I don’t understand. The first matching rule in a set of rules “wins”. So in your case the first rule is a match all rule, that allows everything. No request will ever make it to the deny rule in the end.
Oh, and could you please try to higlight your code examples with the “< >” Button in the editor? It’s very hard to read this way.
Yes, and that’s what I mean, why (not code wise, but logically) does the first case match all? After all, the array of actions it should match is empty, so it shouldn’t match any action.
The default is to use “any” for every parameter you don’t specify/leave empty. That makes much sense, because otherwhise you’d always have to specify all availableparameters (like roles, ips, verbs, …). So if you’re not satisfied with your first rule, why not leave it away?
I know it’s by implementation, that’s why I’m not saying it’s a bug, but I think the behavior isn’t correct either.
The point is, I’m saying that if you specify any array and don’t leave it undefined, that’s different, then it should be checked if the action is in the array, it should not be substituted by “any.” If it happens to be the empty array, then obviously this check has to fail.

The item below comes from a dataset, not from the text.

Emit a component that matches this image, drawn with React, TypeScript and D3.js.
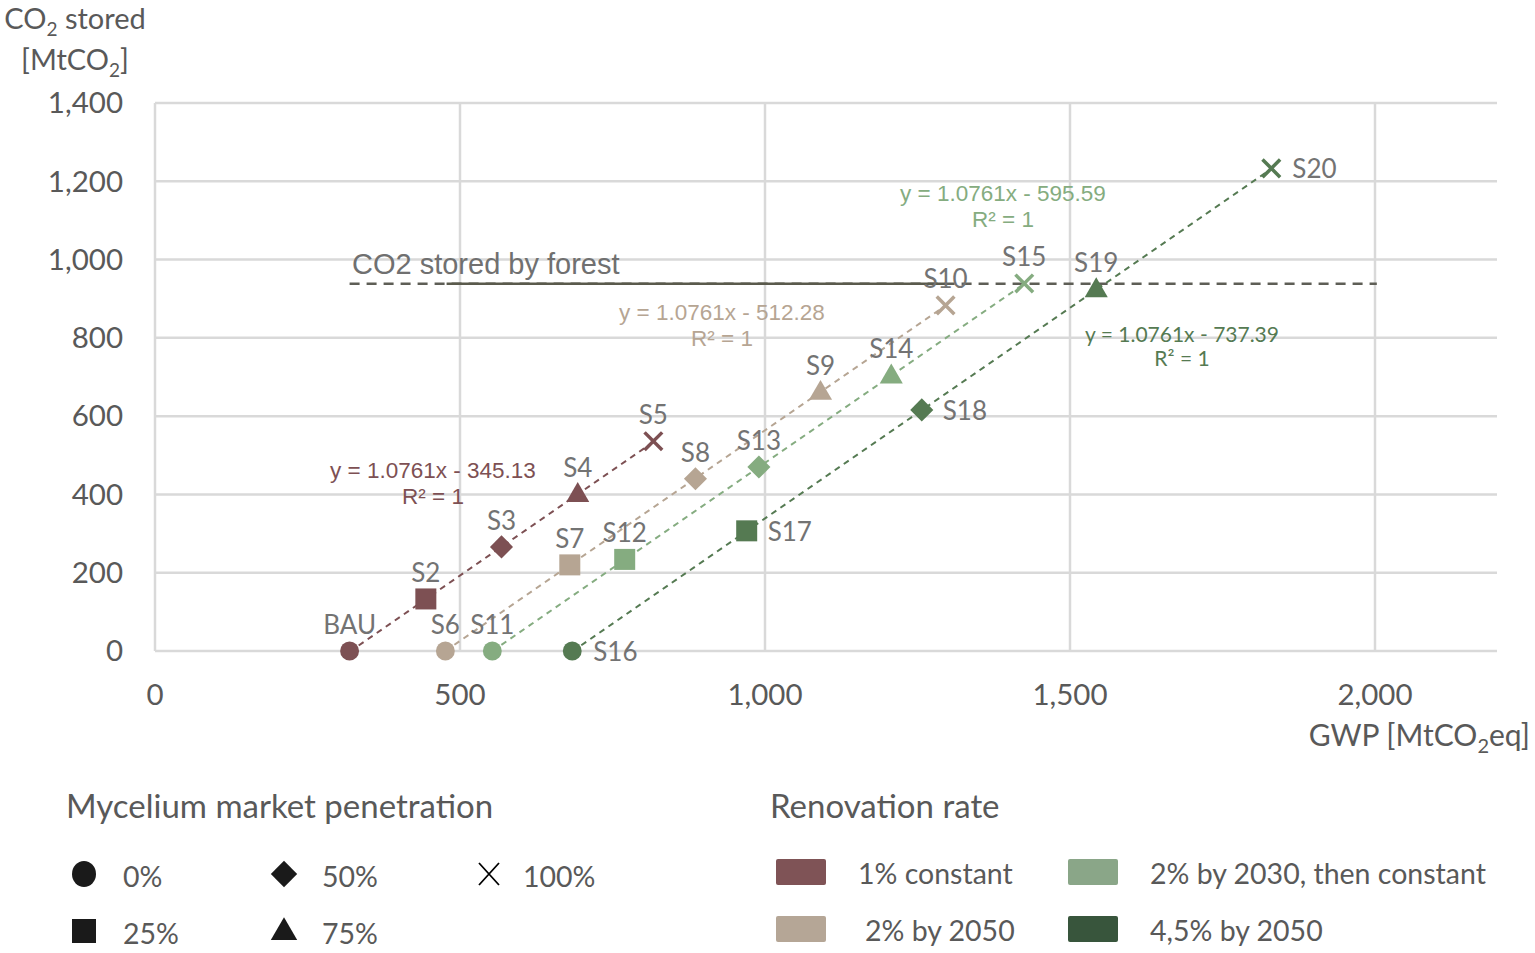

This is the only logical behavior, and while I’m not experienced with either PHP or Yii, I do feel competent to judge this by my scientific background
Also “just leaving out” is of course a solution, but that’s like solving a bug by “just doing something else.” The array might be automatically generated, for example, and so on.
I think i understand what you mean, but still i wouldn’t agree. You want your first rule to translate to:
Allow no actions.
But that’s not how it works. Instead you have to say
Deny all actions.
You can not create a deny rule with an allow rule. So if you want to deny something, you have to explicitely specify a deny rule. From the combination of allow + deny you then can create your complex authorization chain (similar to a firewall, look at iptables for example). So if you consider that, it’s only convenient to translate an empty list of allowed actions to “any” because nothing else would make sense: An allow rule with empty actions would be completely ignored.
Even if you still don’t agree, i guess you’ll have to get used to this. A change here would break backward compatibility and Yii tries to avoid such breaks whenever possible.
Yes, completely ignoring the rule would be the syntactically correct behavior as it does vacuously not apply to any action.
This sounds reasonable, in fact so reasonable that while I still think the behavior is confusing it’s better to stick to it. Maybe not for Yii 2.0 though.